(1.) This is an appeal under Clause 10 of the Letters Patent against an order of my Lord the Chief Jus-lice setting aside the abatement of an appeal filed by the Municipal Committee of Delhi, the respondent.
(2.) Briefly stated the facts are: On 6th July, 1946, Mst. Inder Devi brought a suit for an injunction restraining the Municipal Committee, Delhi, the defendant respondent, from raising a certain construction and thereby obstructing the plaintiff's Passage to and from a building which belonged to her. The suit was decreed by the trial Court and the appeal filed by the Municipal Committee was dismissed by the Senior Subordinate Judge, Delhi, on 16th June, 1950. When the Second Appeal preferred by the Municipal Committee came up for hearing in this Court on 15th December, 1953, it transpired that Mst. Inder Devi, the sole respondent in the appeal, had died on 31st December, 1951. The appeal was accordingly dismissed as having abated. The same day, viz. on 15th December, 1953, the Municipal Committee submitted an application for setting aside the abatement under Order XXII, Rule 9, Civil Procedure Code, and for impleading Mst. Chando Devi, daughter of the deceased, as her legal representative. The application was opposed by Chando Devi stating that the Municipal authorities were aware of the death of Mst. Inder Devi, as they had made a note of her death in the relevant registers On 3rd January, 1952, mutation of the building which belonged to Inder Devi was sanctioned in her name in February, 1952, and house-tax in respect of that building was being realised from her since then. The learned Chief Justice did not consider these factors sufficient to attribute knowledge of the death of Inder Devi to the particular Department of the Municipal Committee, which dealt with the prosecution of Pending suits, appeals or revisions on behalf of or against the Municipal Committee. The application was accordingly accepted and the abatement set aside, vide, his order dated 30th November, 1954. It is against this order that the present appeal under the Letters Patent is preferred by Mst. Chando Devi on a certificate.

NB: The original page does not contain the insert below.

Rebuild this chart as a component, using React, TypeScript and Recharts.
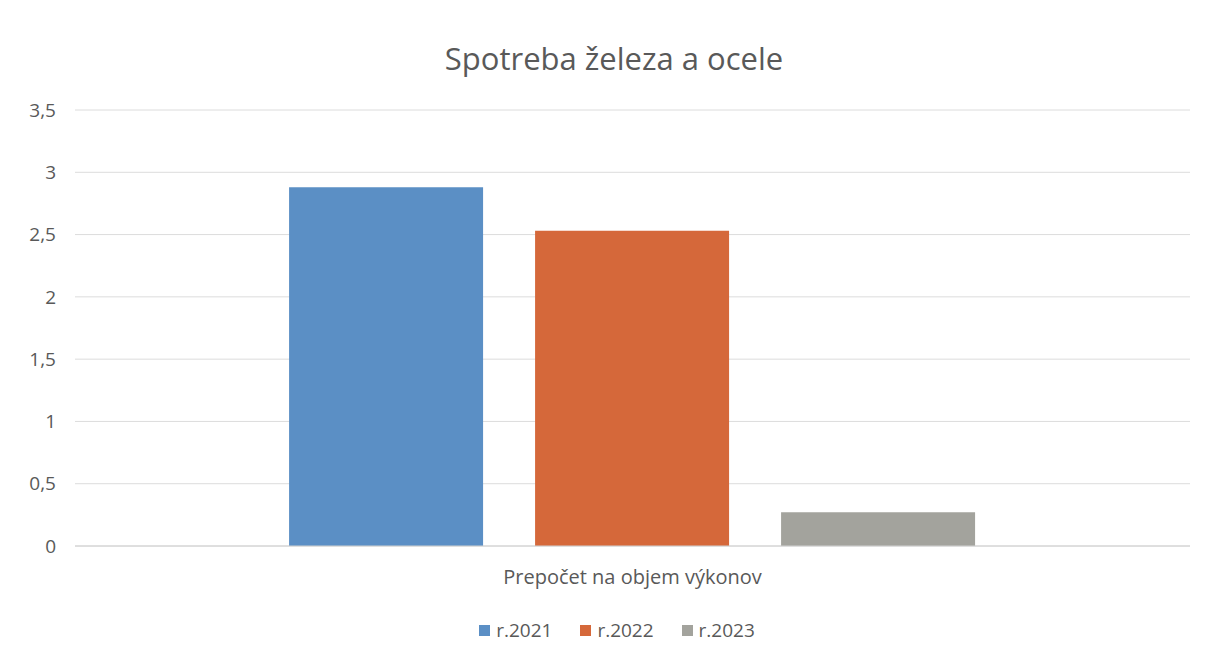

(3.) A preliminary objection that the appeal is not competent is being raised on behalf of the respondent, for the order under appeal, it is stated, does not amount to a 'judgment' within the meaning of Clause 10 of the Letters Patent. Maria Flaviana Almeida v. Ramchandra Santuram, AIR 1938 Bom 408, is a direct authority on the point. There Beaumount, C. J., (who prepared the judgment of the Division Bench with which B. J. Wadia, J. agreed) accepted the classical definition of the word 'judgment' given in Justices of the Peace for Calcutta v. Oriental Gas Co., 8 Beng LR 433, as meaning a decision which affects the merits of the question between the parties by determining some right or liability. The learned Judges further observed :- "An order setting aside an abatement does not affect the merits of the dispute between the parties, though it certainly determines a right, because in the absence of such order the plaintiff is debarred from suing the defendant for the amount claimed. The order is really one in procedure. The plaintiff originally had a cause of action which through no fault of their own Came to an end by the death of their opponent, and the effect of setting aside the abatement is merely to excuse delay in restoring the suit to an actionable condition." A contrary view taken by the Calcutta High Court in Sarat Chandra Sarkar v. Maihar Stone and Lime Co. Ltd., ILR 99 Cal 62 : (AIR 1922 Cal 335), was not accepted, Particularly because a Bench of the same learned Judges in another case decided only a few months later: Maharaj Kishore Khanna v. Kiran Shashi Dasi, ILR 49 Cal 616 : (AIR 1922 Cal 407) look the view that an order made under Order IX, Rule 9, Civil Procedure Code, restoring a suit dismissed for default could not be regarded as 'Judgment' under Clause 15 of the Letters Patent of that Court and was, therefore, not appealable. There appears to be no distinction jn principle between an order restoring a suit under Order IX, Rule 9 and an order setting aside an abatement under Order XXII, Rule 9, Civil Procedure Code, which too has the effect of restoring the suit. If the one order is a 'Judgment', the other must also be.